DJI has taken the wraps off an entirely new line of cinema cameras aimed at professional filmmakers. The Ronin 4D cameras feature either 6K or 8K recording from a full-frame sensor, built-in four-axis gimbal stabilization, Apple ProRes recording and image transmission to external monitors up to 6 kilometers away.
That’s not a bad list of features, particularly when you bear in mind the 6K version starts at only £5,999 (converts to roughly $8,260, AU$11,040).
Better known for its flying camera drones, the Ronin 4D is the first foray into cinema cameras we’ve seen from DJI and it’s certainly an interesting start. With the camera sensor unit mounted away from the main body on a gimbal arm, the whole thing has something of a “swan neck” aesthetic, which will stand out from the crowd.
The camera unit has a 35mm full frame CMOS image sensor which can shoot 6K or 8K footage with 14-stops of dynamic range in Apple ProRes 422 (or 10-bit h.264) at 30fps. Knock it down to 4K and it’ll do 120 frames per second for smooth slow motion. It has built-in ND filters and footage can be recorded to internal SSDs, external SSDs connected over USB-C or internal CFExpress cards.
It supports a variety of lens mounts, including DJI’s DL lens format as well as Sony E mount and Leica M mount, meaning you can equip it with one of Leica’s pro cinema lenses — although some of these cost more than the camera itself.
The camera unit sits on a four-axis gimbal system which DJI says “allows the operator to shoot while walking, running, or moving around dynamically, with no need to practice pacing or rely on external equipment [such as dedicated camera gimbals or steadicam systems]”. Balancing even a mirrorless camera on a gimbal (such as DJI’s RS2) can be frustrating and stabilising bigger, heavier pro cameras like a Sony FX9 can be difficult, so having an all-in-one system may be a real time-saver for professionals working to tight schedules. How the system compares to a dedicated gimbal remains to be seen.
The Ronin 4D also has lidar image focusing, which uses invisible light to determine depth — and therefore focus — rather than traditional autofocus systems which typically rely on contrast in a scene to find focus. DJI boasts that this system is both faster and more reliable, but manual focus is also available, along with support for its own ZenMuse focus pull unit.
Image transmission is provided via an external module (price isn’t known at the time of writing) and allows it to send 1080p footage to external monitors up to 6 kilometers away — ideal if it’s strapped to a car or helicopter and a director needs to monitor the footage from a remote location. It also has its own built-in full HD 5.5-inch display.

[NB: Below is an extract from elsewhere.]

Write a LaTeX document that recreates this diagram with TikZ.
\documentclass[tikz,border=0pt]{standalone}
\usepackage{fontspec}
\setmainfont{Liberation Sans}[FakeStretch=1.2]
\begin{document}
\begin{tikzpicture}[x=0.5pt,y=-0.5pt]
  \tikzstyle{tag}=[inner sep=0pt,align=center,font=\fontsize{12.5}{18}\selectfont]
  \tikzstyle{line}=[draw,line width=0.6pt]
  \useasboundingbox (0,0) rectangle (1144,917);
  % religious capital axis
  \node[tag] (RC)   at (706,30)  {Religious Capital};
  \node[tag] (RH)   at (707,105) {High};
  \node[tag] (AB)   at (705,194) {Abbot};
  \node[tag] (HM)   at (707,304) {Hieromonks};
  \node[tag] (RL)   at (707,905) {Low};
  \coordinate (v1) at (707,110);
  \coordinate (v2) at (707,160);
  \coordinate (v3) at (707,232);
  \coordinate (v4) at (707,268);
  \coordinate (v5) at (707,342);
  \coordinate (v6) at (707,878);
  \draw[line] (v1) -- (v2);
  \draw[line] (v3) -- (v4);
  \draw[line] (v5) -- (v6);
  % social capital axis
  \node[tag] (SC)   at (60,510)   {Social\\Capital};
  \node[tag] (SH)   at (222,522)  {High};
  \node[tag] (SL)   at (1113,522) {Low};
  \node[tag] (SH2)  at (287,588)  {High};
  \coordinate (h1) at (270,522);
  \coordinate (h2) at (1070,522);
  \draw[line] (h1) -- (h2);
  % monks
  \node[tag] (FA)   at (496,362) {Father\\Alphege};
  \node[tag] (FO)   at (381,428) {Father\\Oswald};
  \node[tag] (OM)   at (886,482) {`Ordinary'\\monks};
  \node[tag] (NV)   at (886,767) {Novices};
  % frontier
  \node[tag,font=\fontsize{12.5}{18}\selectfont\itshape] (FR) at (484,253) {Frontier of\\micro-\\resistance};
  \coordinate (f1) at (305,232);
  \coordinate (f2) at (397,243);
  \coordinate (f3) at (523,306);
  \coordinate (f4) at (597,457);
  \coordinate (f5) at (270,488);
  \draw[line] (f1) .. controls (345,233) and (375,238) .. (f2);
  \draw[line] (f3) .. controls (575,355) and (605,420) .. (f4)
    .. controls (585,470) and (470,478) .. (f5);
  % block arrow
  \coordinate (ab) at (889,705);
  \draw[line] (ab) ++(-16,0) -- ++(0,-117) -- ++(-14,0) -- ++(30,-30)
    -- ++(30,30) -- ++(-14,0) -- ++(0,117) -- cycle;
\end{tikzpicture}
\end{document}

The camera also has two 3.5mm audio inputs, two XLR audio inputs (via an expansion plate) and it uses DJI’s TB50 batteries which promise up to 150 minutes of use from a full charge, and come with built-in heating elements to remain efficient in colder conditions.
The Ronin 4D 6K comes with the lidar focus system, monitor, side and top handles and carry case and goes on sale from DJI.com in December for £5,999 (converts to roughly $8,260, AU$11,040). The 8K version, which also comes with a 1TB SSD will go on sale “at a later date” for £9,499 (about $13,080, AU$17,460).